Dave Eggers’s “What is the What”

War and famine and slavery as they come to us in newspaper headlines are troubling events that we puzzle over or analyze or ignore, and often soon forget. When a novelist like Eggers brings us such events in vivid description and detail through the experience of a given individual, a boy on the verge of manhood, we remember.

I almost skipped reviewing this book here, just because I’m so far behind the curve in reading it. And then I realized that other people may have, like me, missed this one when if first came out at the end of 2006, and may, like me, be grateful to find this amazing novel.

The book is the slightly fictionalized account of the journey of Valentino Achek Deng (actual name), a young refugee whose village was destroyed in the Sudanese Civil War. Deng was one of the “Lost Boys of Sudan,” tens of thousands of boys who walked from villages in southern Sudan to Ethiopia and Kenya for refugee in the wake of fighting and famine. They lost their homes and families, their childhoods, their trust in the world. Having once read this novel, one knows the magnitude of this horror, and the headlines take on new meaning.

But I don’t recommend the book only because it brings world events vividly alive.
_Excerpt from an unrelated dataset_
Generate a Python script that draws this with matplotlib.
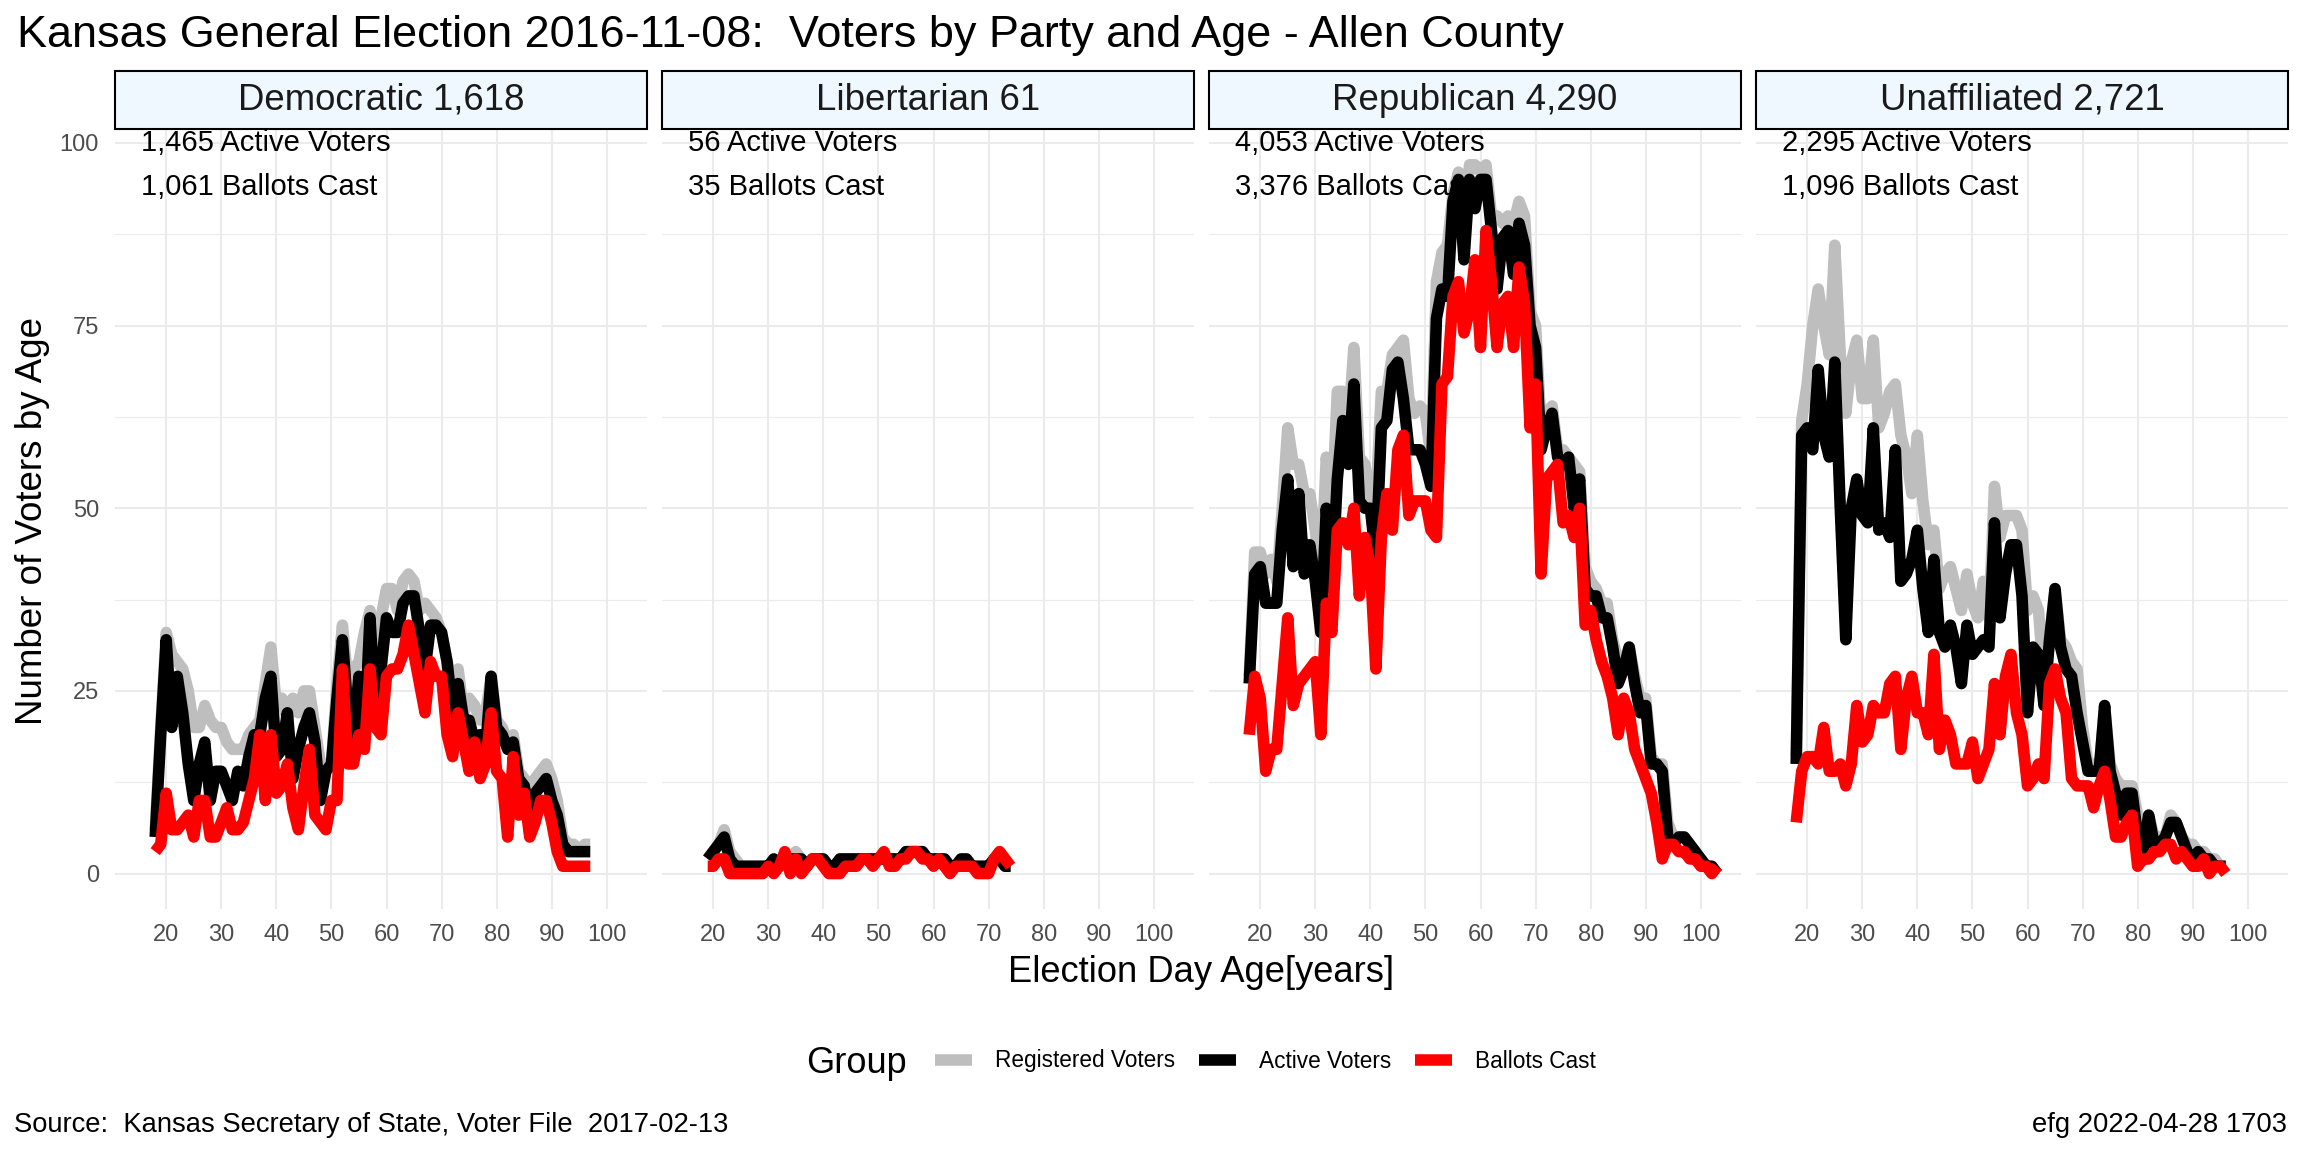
import numpy as np
import matplotlib
matplotlib.use('Agg')
import matplotlib.pyplot as plt
from matplotlib.patches import Rectangle

plt.rcParams['font.family'] = ['Liberation Sans', 'DejaVu Sans']

W, H = 2304, 1152

# Party totals shown in strips / annotations
parties = ['Democratic', 'Libertarian', 'Republican', 'Unaffiliated']
registered_total = [1618, 61, 4290, 2721]
active_total = [1465, 56, 4053, 2295]
ballots_total = [1061, 35, 3376, 1096]

# Democratic, ages 18-97
dem_ages = np.arange(18, 98)
dem_registered = [6, 20, 33, 30, 29, 28, 25, 20, 20, 23,
                  21, 20, 20, 18, 17, 17, 17, 19, 20, 21,
                  26, 31, 23, 24, 21, 24, 22, 25, 25, 20,
                  15, 15, 15, 26, 34, 26, 28, 29, 33, 36,
                  29, 35, 39, 39, 36, 40, 41, 40, 36, 37,
                  36, 35, 33, 29, 26, 28, 22, 24, 23, 21,
                  22, 27, 21, 20, 18, 19, 14, 13, 12, 13,
                  14, 15, 13, 10, 5, 4, 4, 3, 4, 4]
dem_active = [5, 19, 32, 20, 27, 22, 15, 10, 15, 18,
              10, 14, 14, 12, 10, 14, 12, 16, 19, 19,
              24, 27, 16, 17, 22, 13, 17, 20, 22, 18,
              10, 14, 15, 24, 32, 22, 19, 27, 19, 35,
              22, 28, 35, 33, 33, 37, 38, 38, 33, 28,
              34, 34, 33, 29, 22, 26, 21, 21, 18, 19,
              17, 27, 20, 19, 17, 18, 13, 12, 8, 11,
              12, 13, 10, 8, 4, 3, 3, 3, 3, 3]
dem_ballots = [3, 4, 11, 6, 6, 7, 8, 5, 10, 10,
               5, 5, 7, 9, 6, 6, 7, 10, 13, 19,
               10, 19, 11, 12, 15, 9, 6, 12, 17, 8,
               7, 6, 10, 10, 28, 15, 15, 19, 17, 28,
               20, 19, 27, 28, 28, 30, 34, 30, 26, 22,
               29, 27, 27, 19, 16, 22, 18, 14, 18, 13,
               15, 22, 14, 13, 5, 16, 8, 11, 5, 7,
               10, 10, 7, 3, 1, 1, 1, 1, 1, 1]

# Libertarian, ages 19-74
lib_ages = np.arange(19, 75)
lib_registered = [2, 3, 4, 6, 3, 2, 1, 1, 1, 1,
                  1, 1, 2, 1, 2, 2, 3, 2, 1, 2,
                  2, 2, 1, 1, 2, 2, 2, 2, 2, 2,
                  2, 2, 2, 2, 2, 2, 3, 3, 3, 3,
                  2, 2, 2, 2, 1, 1, 2, 2, 1, 1,
                  1, 1, 2, 3, 1, 1]
lib_active = [2, 3, 4, 5, 2, 1, 1, 1, 1, 1,
              1, 1, 2, 1, 2, 2, 2, 2, 1, 2,
              2, 2, 1, 1, 2, 2, 2, 2, 2, 2,
              2, 2, 2, 2, 2, 2, 3, 3, 3, 3,
              2, 2, 2, 2, 1, 1, 2, 2, 1, 1,
              1, 1, 2, 2, 1, 1]
lib_ballots = [1, 1, 2, 2, 0, 0, 0, 0, 0, 0,
               0, 1, 0, 1, 3, 0, 2, 0, 1, 2,
               2, 1, 0, 0, 0, 1, 1, 1, 2, 2,
               1, 2, 3, 1, 1, 2, 2, 3, 3, 2,
               2, 1, 2, 1, 0, 1, 1, 1, 1, 0,
               0, 0, 2, 3, 2, 1]

# Republican, ages 18-103
rep_ages = np.arange(18, 104)
rep_registered = [27, 44, 44, 41, 43, 40, 50, 61, 56, 56,
                  52, 52, 47, 40, 57, 49, 66, 66, 61, 72,
                  57, 56, 51, 51, 66, 66, 71, 72, 73, 65,
                  63, 64, 63, 57, 81, 85, 86, 93, 96, 87,
                  97, 97, 96, 97, 90, 90, 89, 90, 89, 92,
                  90, 77, 75, 61, 63, 64, 58, 58, 57, 56,
                  55, 42, 40, 39, 37, 37, 32, 29, 29, 31,
                  27, 24, 24, 16, 15, 15, 7, 5, 5, 5,
                  4, 3, 2, 1, 1, 0]
rep_active = [26, 41, 42, 37, 37, 37, 47, 54, 42, 52,
              41, 45, 40, 33, 50, 39, 54, 62, 56, 67,
              51, 50, 50, 43, 61, 62, 69, 70, 65, 58,
              58, 58, 56, 53, 76, 80, 79, 92, 95, 84,
              95, 91, 95, 95, 88, 80, 87, 88, 82, 89,
              86, 75, 72, 58, 61, 63, 57, 56, 57, 50,
              54, 39, 38, 38, 35, 35, 31, 26, 28, 31,
              26, 22, 23, 15, 15, 14, 5, 4, 5, 5,
              4, 3, 2, 1, 1, 0]
rep_ballots = [19, 27, 24, 14, 17, 17, 26, 35, 23, 26,
               27, 28, 29, 19, 37, 33, 47, 48, 45, 50,
               38, 46, 42, 28, 46, 52, 47, 58, 60, 49,
               51, 51, 51, 47, 46, 67, 68, 79, 81, 74,
               77, 84, 72, 88, 81, 72, 78, 79, 72, 83,
               78, 61, 67, 41, 54, 55, 56, 48, 49, 46,
               50, 34, 36, 32, 29, 27, 24, 19, 24, 22,
               17, 15, 13, 11, 7, 2, 4, 4, 3, 3,
               2, 2, 1, 1, 0, 1]

# Unaffiliated, ages 18-96
una_ages = np.arange(18, 97)
una_registered = [16, 62, 67, 75, 80, 75, 71, 86, 71, 63,
                  70, 73, 65, 65, 73, 61, 63, 66, 67, 60,
                  57, 52, 60, 51, 45, 47, 39, 41, 42, 39,
                  36, 41, 37, 35, 40, 35, 53, 46, 49, 49,
                  49, 47, 36, 38, 36, 26, 32, 39, 32, 31,
                  29, 28, 20, 15, 15, 14, 23, 15, 13, 12,
                  12, 12, 8, 3, 8, 5, 5, 5, 8, 7,
                  5, 4, 4, 3, 3, 2, 2, 1, 1]
una_active = [15, 60, 61, 58, 69, 60, 57, 70, 50, 32,
              50, 54, 49, 48, 61, 47, 48, 46, 58, 40,
              41, 43, 47, 39, 33, 43, 33, 31, 34, 31,
              26, 34, 30, 31, 32, 31, 48, 35, 41, 45,
              45, 38, 22, 31, 30, 23, 32, 39, 31, 28,
              27, 22, 18, 14, 14, 14, 23, 14, 11, 8,
              11, 11, 5, 3, 8, 4, 4, 5, 7, 7,
              5, 3, 2, 3, 2, 2, 1, 1, 1]
una_ballots = [7, 14, 16, 16, 15, 20, 14, 14, 15, 12,
               15, 23, 18, 19, 23, 22, 22, 26, 27, 17,
               24, 27, 22, 22, 19, 30, 17, 21, 19, 15,
               15, 15, 18, 13, 15, 17, 26, 19, 27, 30,
               22, 19, 12, 13, 15, 13, 26, 28, 24, 22,
               13, 12, 12, 12, 9, 12, 14, 10, 5, 5,
               7, 8, 1, 2, 2, 3, 3, 4, 4, 2,
               3, 2, 1, 1, 2, 0, 1, 1, 0]

series = [
    (dem_ages, dem_registered, dem_active, dem_ballots),
    (lib_ages, lib_registered, lib_active, lib_ballots),
    (rep_ages, rep_registered, rep_active, rep_ballots),
    (una_ages, una_registered, una_active, una_ballots),
]

group_labels = ['Registered Voters', 'Active Voters', 'Ballots Cast']
group_colors = ['#BEBEBE', '#000000', '#FF0000']

fig = plt.figure(figsize=(W / 100, H / 100), dpi=100)

panel_left = [115, 662, 1209, 1756]
panel_w = 532
panel_top, panel_bottom = 129, 909
strip_h = 58

handles = []
for i, (ages, reg, act, bal) in enumerate(series):
    ax = fig.add_axes([panel_left[i] / W, 1 - panel_bottom / H,
                       panel_w / W, (panel_bottom - panel_top) / H])
    ax.set_xlim(10.7, 107.3)
    ax.set_ylim(-4.85, 101.9)
    ax.set_xticks(range(20, 101, 10))
    ax.set_yticks([0, 25, 50, 75, 100])
    ax.set_yticks([12.5, 37.5, 62.5, 87.5], minor=True)
    ax.set_axisbelow(True)
    ax.grid(which='major', color='#EBEBEB', linewidth=1.5)
    ax.grid(which='minor', axis='y', color='#EBEBEB', linewidth=0.8)
    for s in ax.spines.values():
        s.set_visible(False)
    ax.tick_params(which='both', length=0, labelsize=17, labelcolor='#4D4D4D')
    ax.tick_params(axis='x', pad=11)
    ax.tick_params(axis='y', pad=11.5)
    if i > 0:
        ax.tick_params(axis='y', labelleft=False)

    lines = []
    for vals, col, lab in zip((reg, act, bal), group_colors, group_labels):
        ln, = ax.plot(ages, vals, color=col, linewidth=8.3, label=lab,
                      solid_capstyle='butt', solid_joinstyle='round')
        lines.append(ln)
    if i == 0:
        handles = lines

    # facet strip
    ax.add_patch(Rectangle((0, 1), 1, strip_h / (panel_bottom - panel_top),
                           transform=ax.transAxes, clip_on=False,
                           facecolor='#F0F8FF', edgecolor='black', linewidth=1.5))
    ax.text(0.5, 1 + (strip_h / 2) / (panel_bottom - panel_top),
            f'{parties[i]} {registered_total[i]:,}', transform=ax.transAxes,
            ha='center', va='center', fontsize=26.4, color='#1A1A1A')

    ax.text(15.4, 100, f'{active_total[i]:,} Active Voters',
            ha='left', va='center', fontsize=21, color='black')
    ax.text(15.4, 94, f'{ballots_total[i]:,} Ballots Cast',
            ha='left', va='center', fontsize=21, color='black')

fig.text(17 / W, 1 - 47 / H,
         'Kansas General Election 2016-11-08:  Voters by Party and Age - Allen County',
         ha='left', va='baseline', fontsize=32.4)

fig.text(33 / W, 1 - 521 / H, 'Number of Voters by Age', rotation=90,
         ha='center', va='center', fontsize=26.5)
fig.text((115 + 2288) / 2 / W, 1 - 973 / H, 'Election Day Age[years]',
         ha='center', va='center', fontsize=26.2)

fig.text(806 / W, 1 - 1073 / H, 'Group', ha='left', va='baseline', fontsize=26)
fig.legend(handles=handles, labels=group_labels, loc='center',
           bbox_to_anchor=(1265 / W, 1 - 1061 / H), ncol=3, frameon=False,
           fontsize=16.3, handlelength=1.65, handletextpad=1.0, columnspacing=1.05,
           borderpad=0, borderaxespad=0)

fig.text(14 / W, 1 - 1132 / H,
         'Source:  Kansas Secretary of State, Voter File  2017-02-13',
         ha='left', va='baseline', fontsize=19.7)
fig.text(2287 / W, 1 - 1132 / H, 'efg 2022-04-28 1703',
         ha='right', va='baseline', fontsize=19.7)

fig.savefig('out.png', dpi=100, facecolor='white')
This is also a wonderfully realized novel, with a protagonist whose observations and understanding are unique and whose longings for his dead family, observations on the behavior of hungry lions in the wild, and musings on the behavior of Americans (as the novel begins, he is working and living in Atlanta) light the novel’s dark events with comic wit and compassion. Deng in fact does not belabor his suffering but reaches constantly for life and human relationship. Eggers has done an amazing job of creating a novel that is true to events but also a full artistic creation. Give this book a try and share it with your friends.